Эту дилемму – между желанием создать свое и необходимостью попасть в правильную струю – Шелковский решил давно, сразу. И раньше других, в 1976 г., оставил СССР, перебрался в Париж, где уже через два года вместе с Алексеем Алексеевым начал издавать журнал «А...Я».

Журнал, выходивший до 1986 г. (до перестройки, отменившей, по сути, жесткое деление на официоз и нонконформизм), и есть главный подвиг Игоря Шелковского. Это был единственный в мире источник знаний о неофициальном советском искусстве. Из журнала мир узнавал о том, что были в СССР Пригов, Шварцман, Кабаков, Штейнберг, Янкилевский, Пивоваров, Булатов, Комар и Меламид. Узнавали обо всех, кроме самого Шелковского, которому хватало такта и вкуса не публиковать в издании собственных работ. Сегодня такое трудно себе вообразить.

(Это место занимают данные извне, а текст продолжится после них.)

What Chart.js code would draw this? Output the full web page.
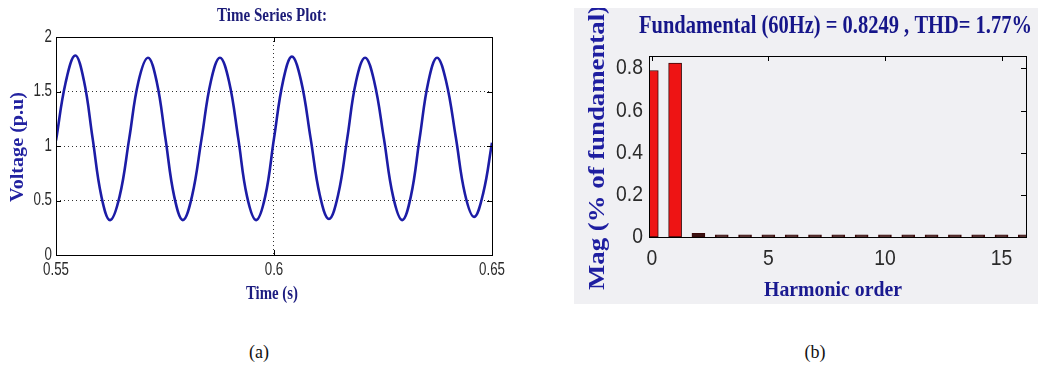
<!DOCTYPE html>
<html>
<head>
<meta charset="utf-8">
<script src="https://cdn.jsdelivr.net/npm/chart.js@4.4.1/dist/chart.umd.min.js"></script>
<style>
  html, body { margin: 0; padding: 0; background: #ffffff; }
  body { width: 1038px; height: 368px; position: relative; overflow: hidden; }
  #wrapA { position: absolute; left: 0; top: 0; width: 520px; height: 310px; }
  #wrapB { position: absolute; left: 574px; top: 8px; width: 464px; height: 296px; background: #f0f0f3; }
  .cap { position: absolute; top: 342px; font-family: 'Liberation Serif', 'Times New Roman', serif; font-size: 18px; color: #111; transform: translateX(-50%); }
</style>
</head>
<body>
<div id="wrapA"><canvas id="chartA" width="520" height="310"></canvas></div>
<div id="wrapB"><canvas id="chartB" width="464" height="296"></canvas></div>
<div class="cap" style="left:259px">(a)</div>
<div class="cap" style="left:815px">(b)</div>
<script>
// ---------- data: (a) time series ----------
const timeA = [
  0.5500, 0.5522, 0.5544, 0.5564, 0.5584, 0.5604, 0.5624,
  0.5646, 0.5668, 0.5689, 0.5711, 0.5731, 0.5751, 0.5771, 0.5791,
  0.5812, 0.5834, 0.5855, 0.5876, 0.5897, 0.5918, 0.5938, 0.5959,
  0.5980, 0.6000, 0.6021, 0.6041, 0.6062, 0.6084, 0.6105, 0.6126,
  0.6147, 0.6168, 0.6188, 0.6209, 0.6230, 0.6252, 0.6273, 0.6294,
  0.6314, 0.6334, 0.6354, 0.6374, 0.6395, 0.6417, 0.6438, 0.6459,
  0.6480, 0.6500
];
const voltA = [
  1.05, 1.58, 1.83, 1.60, 1.07, 0.54, 0.32,
  0.54, 1.07, 1.59, 1.81, 1.59, 1.07, 0.54, 0.32,
  0.54, 1.07, 1.59, 1.81, 1.59, 1.07, 0.54, 0.32,
  0.54, 1.07, 1.60, 1.82, 1.60, 1.07, 0.55, 0.33,
  0.55, 1.07, 1.59, 1.81, 1.59, 1.07, 0.54, 0.32,
  0.54, 1.07, 1.59, 1.81, 1.59, 1.08, 0.56, 0.35,
  0.57, 1.03
];
const xTickValsA = [0.55, 0.6, 0.65];
const xTickLabelsA = ['0.55', '0.6', '0.65'];
const yTickValsA = [0, 0.5, 1, 1.5, 2];
const yTickLabelsA = ['0', '0.5', '1', '1.5', '2'];

// ---------- data: (b) harmonic spectrum ----------
const harmonicOrder = [0, 1, 2, 3, 4, 5, 6, 7, 8, 9, 10, 11, 12, 13, 14, 15, 16];
const harmonicMag = [0.79, 0.8249, 0.018, 0.01, 0.01, 0.01, 0.01, 0.01, 0.01, 0.01, 0.01, 0.01, 0.01, 0.01, 0.01, 0.01, 0.01];
const xTickValsB = [0, 5, 10, 15];
const xTickLabelsB = ['0', '5', '10', '15'];
const yTickValsB = [0, 0.2, 0.4, 0.6, 0.8];
const yTickLabelsB = ['0', '0.2', '0.4', '0.6', '0.8'];

// ---------- plugins ----------
const framePlugin = {
  id: 'matlabFrame',
  afterDatasetsDraw(chart, args, opts) {
    const { ctx, chartArea: a } = chart;
    const L = opts.tickLen || 5;
    const xs = chart.scales.x, ys = chart.scales.y;
    ctx.save();
    ctx.strokeStyle = opts.color || '#000';
    ctx.lineWidth = 1;
    ctx.setLineDash([]);
    ctx.beginPath();
    xs.ticks.forEach(t => {
      const px = Math.round(xs.getPixelForValue(t.value)) + 0.5;
      ctx.moveTo(px, a.top); ctx.lineTo(px, a.top + L);
      if (opts.bottomTicks) { ctx.moveTo(px, a.bottom); ctx.lineTo(px, a.bottom - L); }
    });
    ys.ticks.forEach(t => {
      const py = Math.round(ys.getPixelForValue(t.value)) + 0.5;
      ctx.moveTo(a.right, py); ctx.lineTo(a.right - L, py);
      if (opts.leftTicks) { ctx.moveTo(a.left, py); ctx.lineTo(a.left + L, py); }
    });
    ctx.stroke();
    ctx.strokeRect(Math.round(a.left) + 0.5, Math.round(a.top) + 0.5,
                   Math.round(a.right - a.left), Math.round(a.bottom - a.top));
    // tick labels
    const tl = opts.tickLabels;
    if (tl) {
      ctx.font = tl.font;
      ctx.fillStyle = tl.color;
      ctx.textBaseline = 'middle';
      xs.ticks.forEach((t, i) => {
        ctx.save();
        ctx.textAlign = 'center';
        ctx.translate(xs.getPixelForValue(t.value), a.bottom + tl.xGap);
        ctx.scale(tl.scaleX, 1);
        ctx.fillText(tl.xLabels[i], 0, 0);
        ctx.restore();
      });
      ys.ticks.forEach((t, i) => {
        ctx.save();
        ctx.textAlign = 'right';
        ctx.translate(a.left - tl.yGap, ys.getPixelForValue(t.value));
        ctx.scale(tl.scaleX, 1);
        ctx.fillText(tl.yLabels[i], 0, 0);
        ctx.restore();
      });
    }
    ctx.restore();
  }
};

const textPlugin = {
  id: 'fitText',
  afterDraw(chart, args, opts) {
    const ctx = chart.ctx;
    (opts.items || []).forEach(it => {
      ctx.save();
      ctx.font = it.font;
      ctx.fillStyle = it.color;
      ctx.textAlign = 'center';
      ctx.textBaseline = 'middle';
      ctx.translate(it.x, it.y);
      if (it.rotate) ctx.rotate(it.rotate);
      const w = ctx.measureText(it.text).width;
      if (it.width) ctx.scale(it.width / w, 1);
      ctx.fillText(it.text, 0, 0);
      ctx.restore();
    });
  }
};

const sans = "'Liberation Sans', Arial, sans-serif";
const serif = "'Liberation Serif', 'Times New Roman', serif";

function fixTicks(vals) {
  return function (scale) { scale.ticks = vals.map(v => ({ value: v })); };
}

// ---------- chart (a) ----------
new Chart(document.getElementById('chartA'), {
  type: 'line',
  data: {
    datasets: [{
      data: timeA.map((t, i) => ({ x: t, y: voltA[i] })),
      borderColor: '#1c1ca6',
      borderWidth: 2.6,
      pointRadius: 0,
      tension: 0.4,
      fill: false
    }]
  },
  options: {
    responsive: false,
    animation: false,
    devicePixelRatio: 1,
    layout: { padding: { top: 37, right: 28, left: 0, bottom: 0 } },
    plugins: {
      legend: { display: false },
      tooltip: { enabled: false },
      matlabFrame: {
        tickLen: 5, bottomTicks: true, leftTicks: true,
        tickLabels: { font: '18px ' + sans, color: '#2a2a2a', scaleX: 0.74, xGap: 15, yGap: 4,
                      xLabels: xTickLabelsA, yLabels: yTickLabelsA }
      },
      fitText: {
        items: [
          { text: 'Time Series Plot:', x: 272, y: 16, font: 'bold 19px ' + serif, color: '#1c1c78', width: 110 },
          { text: 'Time (s)', x: 272, y: 294, font: 'bold 19px ' + serif, color: '#1c1c80', width: 52 },
          { text: 'Voltage (p.u)', x: 18, y: 147, rotate: -Math.PI / 2, font: 'bold 19px ' + serif, color: '#2222a0', width: 110 }
        ]
      }
    },
    scales: {
      x: {
        type: 'linear', min: 0.55, max: 0.65,
        afterBuildTicks: fixTicks(xTickValsA),
        afterFit(s) { s.height = 55; },
        ticks: { display: false },
        grid: { color: '#333', lineWidth: 1, drawTicks: false },
        border: { display: false, dash: [1, 3] }
      },
      y: {
        type: 'linear', min: 0, max: 2,
        afterBuildTicks: fixTicks(yTickValsA),
        afterFit(s) { s.width = 56; },
        ticks: { display: false },
        grid: { color: '#333', lineWidth: 1, drawTicks: false },
        border: { display: false, dash: [1, 3] }
      }
    }
  },
  plugins: [framePlugin, textPlugin]
});

// ---------- chart (b) ----------
new Chart(document.getElementById('chartB'), {
  type: 'bar',
  data: {
    datasets: [{
      data: harmonicOrder.map((h, i) => ({ x: h, y: harmonicMag[i] })),
      backgroundColor: harmonicMag.map(v => v > 0.1 ? '#ee1414' : '#3a1212'),
      borderColor: '#3a0808',
      borderWidth: 1,
      borderSkipped: false,
      barThickness: 13
    }]
  },
  options: {
    responsive: false,
    animation: false,
    devicePixelRatio: 1,
    layout: { padding: { top: 48, right: 12, left: 0, bottom: 0 } },
    plugins: {
      legend: { display: false },
      tooltip: { enabled: false },
      matlabFrame: {
        tickLen: 5, bottomTicks: false, leftTicks: false,
        tickLabels: { font: '22px ' + sans, color: '#2a2a2a', scaleX: 0.88, xGap: 22, yGap: 6,
                      xLabels: xTickLabelsB, yLabels: yTickLabelsB }
      },
      fitText: {
        items: [
          { text: 'Fundamental (60Hz) = 0.8249 , THD= 1.77%', x: 261.5, y: 19, font: 'bold 25px ' + serif, color: '#16168a', width: 393 },
          { text: 'Harmonic order', x: 259, y: 283, font: 'bold 21px ' + serif, color: '#1a1a90', width: 138 },
          { text: 'Mag (% of fundamental)', x: 24, y: 139.5, rotate: -Math.PI / 2, font: 'bold 24px ' + serif, color: '#1e1ea0', width: 285 }
        ]
      }
    },
    scales: {
      x: {
        type: 'linear', min: -0.12, max: 16.05, offset: false,
        afterBuildTicks: fixTicks(xTickValsB),
        afterFit(s) { s.height = 67; },
        ticks: { display: false },
        grid: { display: false, offset: false, drawTicks: false },
        border: { display: false }
      },
      y: {
        type: 'linear', min: 0, max: 0.859,
        afterBuildTicks: fixTicks(yTickValsB),
        afterFit(s) { s.width = 75; },
        ticks: { display: false },
        grid: { display: false, drawTicks: false },
        border: { display: false }
      }
    }
  },
  plugins: [framePlugin, textPlugin]
});
</script>
</body>
</html>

Проект Шелковского тем более уместен, что как раз сейчас в Москве параллельно открыты выставки сразу нескольких неофициальных в прошлом художников: в «Мультимедиа арт музее» – Оскара Рабина, Дмитрия Краснопевцева и Виктора Пивоварова, в Новой Третьяковке – Ильи Кабакова и (внутри выставки эстонского искусства «Поэтика рубежей») Юло Соостера. Все они оказались востребованы сегодня, когда события внутри и вне страны все чаще вызывают в памяти истории полувековой давности. И почти каждую из выставленных в «Палисандре» лаконичных конструкций Игоря Шелковского хочется увеличить и вывести в монументальный объем. Она от этого не потеряет, а городское пространство – приобретет.

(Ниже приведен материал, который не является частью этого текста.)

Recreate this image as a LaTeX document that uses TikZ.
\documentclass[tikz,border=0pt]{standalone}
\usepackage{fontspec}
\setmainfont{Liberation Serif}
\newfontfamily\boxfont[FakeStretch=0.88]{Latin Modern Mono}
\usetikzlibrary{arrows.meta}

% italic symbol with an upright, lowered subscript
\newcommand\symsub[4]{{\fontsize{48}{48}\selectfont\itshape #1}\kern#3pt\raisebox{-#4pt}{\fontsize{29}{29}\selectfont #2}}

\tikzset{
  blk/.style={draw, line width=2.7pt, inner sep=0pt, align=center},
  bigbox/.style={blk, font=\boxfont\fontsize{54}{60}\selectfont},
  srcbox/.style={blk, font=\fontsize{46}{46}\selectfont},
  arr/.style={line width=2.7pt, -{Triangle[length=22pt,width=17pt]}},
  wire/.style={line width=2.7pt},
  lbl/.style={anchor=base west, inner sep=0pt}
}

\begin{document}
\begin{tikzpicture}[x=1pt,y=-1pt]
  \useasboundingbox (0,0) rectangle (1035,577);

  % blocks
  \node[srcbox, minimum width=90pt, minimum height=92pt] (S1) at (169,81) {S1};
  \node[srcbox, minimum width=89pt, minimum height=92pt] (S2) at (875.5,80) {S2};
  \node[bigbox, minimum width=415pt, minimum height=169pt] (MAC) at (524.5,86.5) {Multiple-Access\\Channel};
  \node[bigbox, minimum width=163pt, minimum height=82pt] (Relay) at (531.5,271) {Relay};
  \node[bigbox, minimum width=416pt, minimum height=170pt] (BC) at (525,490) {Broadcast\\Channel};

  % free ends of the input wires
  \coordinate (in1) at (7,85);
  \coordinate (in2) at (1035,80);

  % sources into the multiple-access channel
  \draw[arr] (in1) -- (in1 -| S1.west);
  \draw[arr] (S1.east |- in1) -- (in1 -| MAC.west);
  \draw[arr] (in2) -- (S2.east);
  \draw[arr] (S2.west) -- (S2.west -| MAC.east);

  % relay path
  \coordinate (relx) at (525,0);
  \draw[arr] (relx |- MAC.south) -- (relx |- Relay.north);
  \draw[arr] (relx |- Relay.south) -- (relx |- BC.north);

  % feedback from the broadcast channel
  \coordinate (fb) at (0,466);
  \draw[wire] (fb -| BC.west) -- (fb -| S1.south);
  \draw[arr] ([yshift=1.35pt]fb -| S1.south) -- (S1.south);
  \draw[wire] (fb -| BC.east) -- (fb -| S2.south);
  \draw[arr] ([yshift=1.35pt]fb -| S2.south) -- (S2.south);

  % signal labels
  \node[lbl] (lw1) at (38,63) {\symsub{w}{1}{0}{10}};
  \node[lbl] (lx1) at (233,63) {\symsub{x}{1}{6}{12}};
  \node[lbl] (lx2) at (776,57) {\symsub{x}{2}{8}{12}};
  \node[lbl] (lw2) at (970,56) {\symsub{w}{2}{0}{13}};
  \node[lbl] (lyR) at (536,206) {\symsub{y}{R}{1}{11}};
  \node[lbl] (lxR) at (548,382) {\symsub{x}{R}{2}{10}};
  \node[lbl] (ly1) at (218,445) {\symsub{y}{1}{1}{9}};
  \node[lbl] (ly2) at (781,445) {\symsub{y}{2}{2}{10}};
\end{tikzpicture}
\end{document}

Ей-богу, его «Ржавое дерево» или «Человек сидящий» заслуживают места на московских улицах гораздо больше, чем истекающий елеем памятник известному писателю, не говоря уже об изобретателе автомата. А макет придуманного Шелковским памятника жертвам сталинизма (2007) – простреленные насквозь деревянные силуэты – вызывает куда больше эмоций, чем пафосная многофигурная «Стена скорби», установленная на проспекте Сахарова год назад.